Conscient des perspectives qui s’ouvrent dans ce domaine, Jacob Hanna a déjà lancé une start-up, RenewalBio. Son objectif ? Évaluer la toxicité des médicaments sur l’embryon, mais également cultiver des pseudo-embryons humains jusqu'au stade de 6 semaines de développement. La création de telles structures soulève naturellement d'importants questionnements éthiques et moraux. Le chercheur souhaite toutefois rassurer en indiquant qu’il s’agit là d’un stade de développement encore très précoce : « À 6 semaines, l'embryon mesure à peine 10 mm et le cerveau n'est pas encore formé », indique-t-il.
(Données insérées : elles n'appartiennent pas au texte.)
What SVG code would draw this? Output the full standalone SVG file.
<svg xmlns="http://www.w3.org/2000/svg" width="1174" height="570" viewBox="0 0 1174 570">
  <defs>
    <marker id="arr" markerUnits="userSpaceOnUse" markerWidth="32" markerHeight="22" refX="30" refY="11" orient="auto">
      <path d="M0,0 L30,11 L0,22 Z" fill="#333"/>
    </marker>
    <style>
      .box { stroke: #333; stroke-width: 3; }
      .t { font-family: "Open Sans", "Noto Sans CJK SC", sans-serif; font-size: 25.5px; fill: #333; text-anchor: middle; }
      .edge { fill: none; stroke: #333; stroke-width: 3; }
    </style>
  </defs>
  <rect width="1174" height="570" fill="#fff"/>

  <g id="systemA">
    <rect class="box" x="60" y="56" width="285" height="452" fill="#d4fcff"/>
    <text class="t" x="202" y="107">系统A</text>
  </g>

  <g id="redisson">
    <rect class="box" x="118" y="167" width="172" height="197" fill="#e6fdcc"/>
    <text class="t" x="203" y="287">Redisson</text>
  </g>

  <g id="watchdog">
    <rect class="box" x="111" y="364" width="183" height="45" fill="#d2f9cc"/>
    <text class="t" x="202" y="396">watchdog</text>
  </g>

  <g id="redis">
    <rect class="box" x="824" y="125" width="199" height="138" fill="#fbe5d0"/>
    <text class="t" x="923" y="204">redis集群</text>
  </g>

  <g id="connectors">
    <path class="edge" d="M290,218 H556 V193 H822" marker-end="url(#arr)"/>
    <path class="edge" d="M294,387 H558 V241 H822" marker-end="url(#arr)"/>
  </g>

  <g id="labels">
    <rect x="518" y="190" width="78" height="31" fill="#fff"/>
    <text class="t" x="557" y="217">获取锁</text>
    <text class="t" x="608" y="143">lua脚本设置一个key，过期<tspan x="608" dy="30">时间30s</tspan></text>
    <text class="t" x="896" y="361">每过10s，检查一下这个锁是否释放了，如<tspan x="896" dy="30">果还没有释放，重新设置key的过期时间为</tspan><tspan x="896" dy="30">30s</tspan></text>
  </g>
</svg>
Bien que le système nerveux commence à se développer dès les premières semaines, la communauté scientifique s'accorde sur le fait que le fœtus ne ressentirait pas la douleur avant le troisième trimestre de grossesse, soit à partir de 25 semaines de gestation. Est-ce suffisant pour apaiser les préoccupations éthiques et morales ? Cela dépendra entre autres de l’utilité de ces modèles : s’ils sont destinés au traitement d’une maladie incurable, la société pourrait être plus encline à les accepter que s’ils sont utilisés à des fins de procréation ou pour retarder le vieillissement. Le chercheur souligne également que l’on peut utiliser des modèles qui ne développeront jamais de cerveau, à l’image des gastruloïdes. Mais la population serait-elle vraiment plus à l'aise si les chercheurs créaient des pseudo-humains acéphales ?
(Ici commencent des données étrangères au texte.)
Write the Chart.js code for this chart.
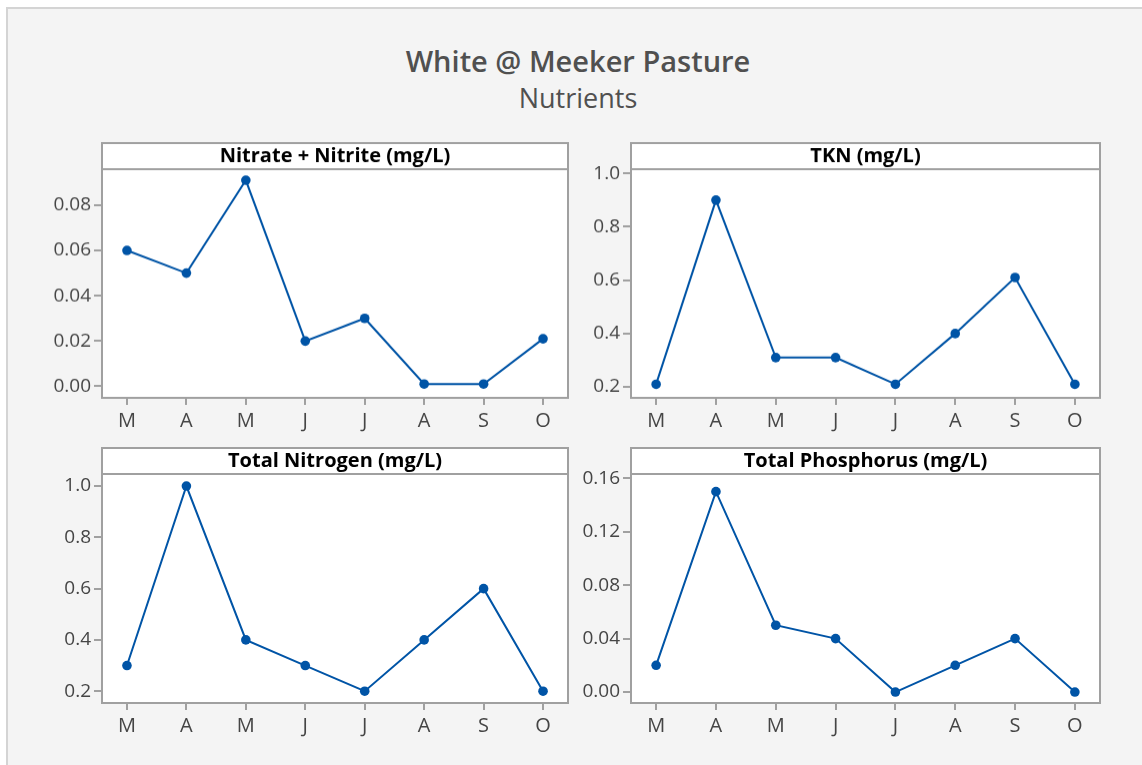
<!DOCTYPE html>
<html>
<head>
<meta charset="utf-8">
<script src="https://cdn.jsdelivr.net/npm/chart.js@4"></script>
<style>
  html, body { margin: 0; padding: 0; background: #ffffff; width: 1142px; height: 765px; overflow: hidden; }
  #frame { position: absolute; left: 6px; top: 7px; width: 1160px; height: 780px; background: #f4f4f4;
           border-top: 2px solid #d4d4d4; border-left: 2px solid #d4d4d4; box-sizing: border-box; }
  .ttl { position: absolute; left: 0; width: 1156px; text-align: center; color: #505050;
         font-family: "Open Sans", sans-serif; white-space: nowrap; }
  #t1 { top: 46px; font-size: 29px; line-height: 29px; font-weight: 600; }
  #t2 { top: 84px; font-size: 27px; line-height: 27px; font-weight: 400; }
  canvas { position: absolute; }
</style>
</head>
<body>
<div id="frame"></div>
<div class="ttl" id="t1">White @ Meeker Pasture</div>
<div class="ttl" id="t2">Nutrients</div>
<canvas id="c1"></canvas>
<canvas id="c2"></canvas>
<canvas id="c3"></canvas>
<canvas id="c4"></canvas>
<script>
// ---- data ----
const months = ['M', 'A', 'M', 'J', 'J', 'A', 'S', 'O'];
const nitrateNitrite = [0.060, 0.050, 0.091, 0.020, 0.030, 0.001, 0.001, 0.021];
const tkn = [0.21, 0.90, 0.31, 0.31, 0.21, 0.40, 0.61, 0.21];
const totalNitrogen = [0.30, 1.00, 0.40, 0.30, 0.20, 0.40, 0.60, 0.20];
const totalPhosphorus = [0.020, 0.150, 0.050, 0.040, 0.000, 0.020, 0.040, 0.000];
const nitrateTicks = [0.00, 0.02, 0.04, 0.06, 0.08];
const tknTicks = [0.2, 0.4, 0.6, 0.8, 1.0];
const nitrogenTicks = [0.2, 0.4, 0.6, 0.8, 1.0];
const phosphorusTicks = [0.00, 0.04, 0.08, 0.12, 0.16];
const panelTitles = ['Nitrate + Nitrite (mg/L)', 'TKN (mg/L)', 'Total Nitrogen (mg/L)', 'Total Phosphorus (mg/L)'];

// ---- styling / layout ----
const LINE = '#0054a6';
const AXIS = '#a0a0a0';
const TXT = '#454545';
const FONT = '"Open Sans", sans-serif';
const YAXW = 102, XAXH = 40, PADTOP = 40, PADR = 10, PADB = 5;

const panels = [
  { id: 'c1', data: nitrateNitrite, ticks: nitrateTicks, dec: 2, min: -0.0051, max: 0.0959, area: [102, 568, 169, 397.5], title: panelTitles[0] },
  { id: 'c2', data: tkn, ticks: tknTicks, dec: 1, min: 0.159, max: 1.016, area: [631, 1100, 169, 397.5], title: panelTitles[1] },
  { id: 'c3', data: totalNitrogen, ticks: nitrogenTicks, dec: 1, min: 0.154, max: 1.047, area: [102, 568, 474, 703], title: panelTitles[2] },
  { id: 'c4', data: totalPhosphorus, ticks: phosphorusTicks, dec: 2, min: -0.0082, max: 0.1632, area: [631, 1100, 474, 703], title: panelTitles[3] }
];

const panelPlugin = {
  id: 'panelFrame',
  beforeDraw(chart) {
    const { ctx, chartArea: a } = chart;
    ctx.save();
    ctx.fillStyle = '#ffffff';
    ctx.fillRect(a.left, a.top - 26, a.right - a.left, a.bottom - a.top + 26);
    ctx.restore();
  },
  beforeDatasetsDraw(chart) {
    const { ctx, chartArea: a } = chart;
    const t = chart.options.plugins.panelFrame.title;
    ctx.save();
    ctx.strokeStyle = AXIS;
    ctx.lineWidth = 2;
    ctx.strokeRect(a.left, a.top - 26, a.right - a.left, 26);
    ctx.strokeRect(a.left, a.top, a.right - a.left, a.bottom - a.top);
    ctx.fillStyle = '#000000';
    ctx.font = 'bold 20px ' + FONT;
    ctx.textAlign = 'center';
    ctx.textBaseline = 'middle';
    ctx.fillText(t, (a.left + a.right) / 2, a.top - 13);
    ctx.restore();
  }
};

panels.forEach(p => {
  const [L, R, T, B] = p.area;
  const cv = document.getElementById(p.id);
  const w = (R - L) + YAXW + PADR;
  const h = (B - T) + PADTOP + XAXH + PADB;
  cv.width = w; cv.height = h;
  cv.style.width = w + 'px'; cv.style.height = h + 'px';
  cv.style.left = (L - YAXW) + 'px';
  cv.style.top = (T - PADTOP) + 'px';
  new Chart(cv, {
    type: 'line',
    data: {
      datasets: [{
        data: p.data.map((v, i) => ({ x: i, y: v })),
        borderColor: LINE,
        backgroundColor: LINE,
        borderWidth: 2,
        pointRadius: 4.8,
        pointHoverRadius: 4.8,
        pointBackgroundColor: LINE,
        pointBorderWidth: 0,
        tension: 0,
        clip: false
      }]
    },
    options: {
      responsive: false,
      animation: false,
      devicePixelRatio: 1,
      layout: { padding: { left: 0, right: PADR, top: PADTOP, bottom: PADB } },
      plugins: {
        legend: { display: false },
        tooltip: { enabled: false },
        title: { display: false },
        panelFrame: { title: p.title }
      },
      scales: {
        x: {
          type: 'linear',
          min: -0.42, max: 7.42,
          afterBuildTicks: s => { s.ticks = months.map((m, i) => ({ value: i })); },
          afterFit: s => { s.height = XAXH; },
          ticks: {
            autoSkip: false, maxRotation: 0, padding: 4,
            color: TXT, font: { family: FONT, size: 20 },
            callback: v => months[v]
          },
          grid: { display: true, drawOnChartArea: false, drawTicks: true, tickLength: 7, color: AXIS, lineWidth: 2 },
          border: { display: false }
        },
        y: {
          min: p.min, max: p.max,
          afterBuildTicks: s => { s.ticks = p.ticks.map(v => ({ value: v })); },
          afterFit: s => { s.width = YAXW; },
          ticks: {
            padding: 3, color: TXT, font: { family: FONT, size: 19 },
            callback: v => Number(v).toFixed(p.dec)
          },
          grid: { display: true, drawOnChartArea: false, drawTicks: true, tickLength: 8, color: AXIS, lineWidth: 2 },
          border: { display: false }
        }
      }
    },
    plugins: [panelPlugin]
  });
});
</script>
</body>
</html>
Défis éthiques et techniques
Cependant, à l'heure actuelle, de nombreuses barrières techniques subsistent. « Sur le papier, c’est une avancée formidable, reconnaît Alexandre Mayran, chercheur au Laboratoire de génomique du développement à l’EPFL. Mais en pratique, pour obtenir ne serait-ce qu'une seule structure similaire à celles générées par le laboratoire de Jacob Hanna, il faut en produire au moins 200 à 300. De plus, les structures obtenues présentent encore de nombreuses anomalies et malformations. »
Un autre défi majeur réside dans notre connaissance limitée de l'embryon humain : si nous ne comprenons pas suffisamment le développement naturel de l'embryon, comment déterminer si les modèles reproduisent de manière adéquate ce processus ? Le Pr Denis Duboule, chef du Laboratoire de génomique du développement à l’EPFL, est néanmoins optimiste quant à l’avenir de ces modèles : « Il y a 40 ans, les prouesses réalisées par l’équipe de Jacob Hannah auraient semblé relever de la science-fiction. Aujourd’hui, elles sont devenues réalités. Je ne vois alors pas pourquoi on ne parviendrait pas à aller plus loin à l’avenir. »
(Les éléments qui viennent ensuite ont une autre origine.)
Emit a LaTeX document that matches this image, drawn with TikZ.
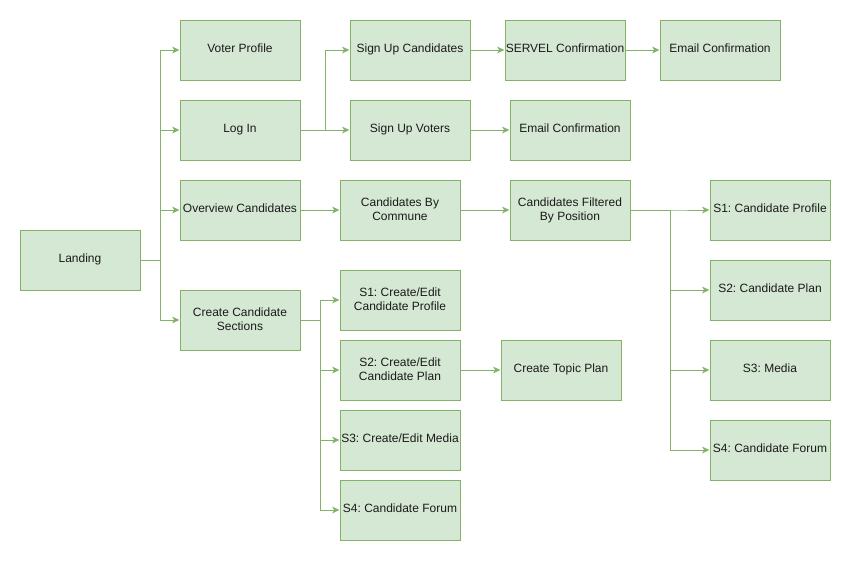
\documentclass[tikz,border=0pt]{standalone}
\usepackage{fontspec}
\setmainfont{Liberation Sans}
\usetikzlibrary{arrows.meta}
\definecolor{boxfill}{HTML}{D5E8D4}
\definecolor{boxline}{HTML}{82B366}
\definecolor{txt}{HTML}{1A1A1A}
\begin{document}
\frenchspacing
\begin{tikzpicture}[x=0.75pt,y=-0.75pt,
  box/.style={draw=boxline,fill=boxfill,line width=0.75pt,minimum width=90pt,minimum height=45pt,
    inner sep=0pt,align=center,font=\fontsize{9pt}{10.5pt}\selectfont\frenchspacing,text=txt,
    text height=6.6pt,text depth=3pt},
  box2/.style={box,text height=,text depth=1.5pt},
  arr/.style={draw=boxline,line width=0.75pt,-{Stealth[length=5.5pt,width=5pt,inset=1.5pt]}}]
\useasboundingbox (0,0) rectangle (851,561);
\node[box] (land) at (80,260) {Landing};
\node[box] (vp) at (240,50) {Voter Profile};
\node[box] (login) at (240,130) {Log In};
\node[box] (ov) at (240,210) {Overview Candidates};
\node[box2] (ccs) at (240,320) {Create Candidate\\Sections};
\node[box] (suc) at (410,50) {Sign Up Candidates};
\node[box] (suv) at (410,130) {Sign Up Voters};
\node[box] (servel) at (565,50) {SERVEL Confirmation};
\node[box] (em1) at (720,50) {Email Confirmation};
\node[box] (em2) at (570,130) {Email Confirmation};
\node[box2] (cbc) at (400,210) {Candidates By\\Commune};
\node[box2] (cfp) at (570,210) {Candidates Filtered\\By Position};
\node[box] (r1) at (770,210) {S1: Candidate Profile};
\node[box] (r2) at (770,290) {S2: Candidate Plan};
\node[box] (r3) at (770,370) {S3: Media};
\node[box] (r4) at (770,450) {S4: Candidate Forum};
\node[box2] (c1) at (400,300) {S1: Create/Edit\\Candidate Profile};
\node[box2] (c2) at (400,370) {S2: Create/Edit\\Candidate Plan};
\node[box] (ctp) at (561,370) {Create Topic Plan};
\node[box] (c3) at (400,440) {S3: Create/Edit Media};
\node[box] (c4) at (400,510) {S4: Candidate Forum};

\foreach \t in {vp,login,ov,ccs} \draw[arr] (land.east) -- ++(20,0) |- (\t.west);
\draw[arr] (login.east) -- ++(25,0) |- (suc.west);
\draw[arr] (login.east) -- (suv.west);
\draw[arr] (suc.east) -- (servel.west);
\draw[arr] (servel.east) -- (em1.west);
\draw[arr] (suv.east) -- (em2.west);
\draw[arr] (ov.east) -- (cbc.west);
\draw[arr] (cbc.east) -- (cfp.west);
\foreach \t in {r1,r2,r3,r4} \draw[arr] (cfp.east) -- ++(40,0) |- (\t.west);
\foreach \t in {c1,c2,c3,c4} \draw[arr] (ccs.east) -- ++(20,0) |- (\t.west);
\draw[arr] (c2.east) -- (ctp.west);
\end{tikzpicture}
\end{document}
Reste maintenant à savoir si la société est prête à poursuivre dans cette voie. Alexandre Mayran rappelle que la responsabilité des scientifiques est d’informer la population et de gagner sa confiance en garantissant la transparence des recherches. « Mais en fin de compte, c'est à la société de prendre les décisions, pas aux scientifiques », conclut-il.
Adaptation de l’article « Plongée au cœur de la recherche sur les pseudoembryons », Planète Santé, Décembre 2024.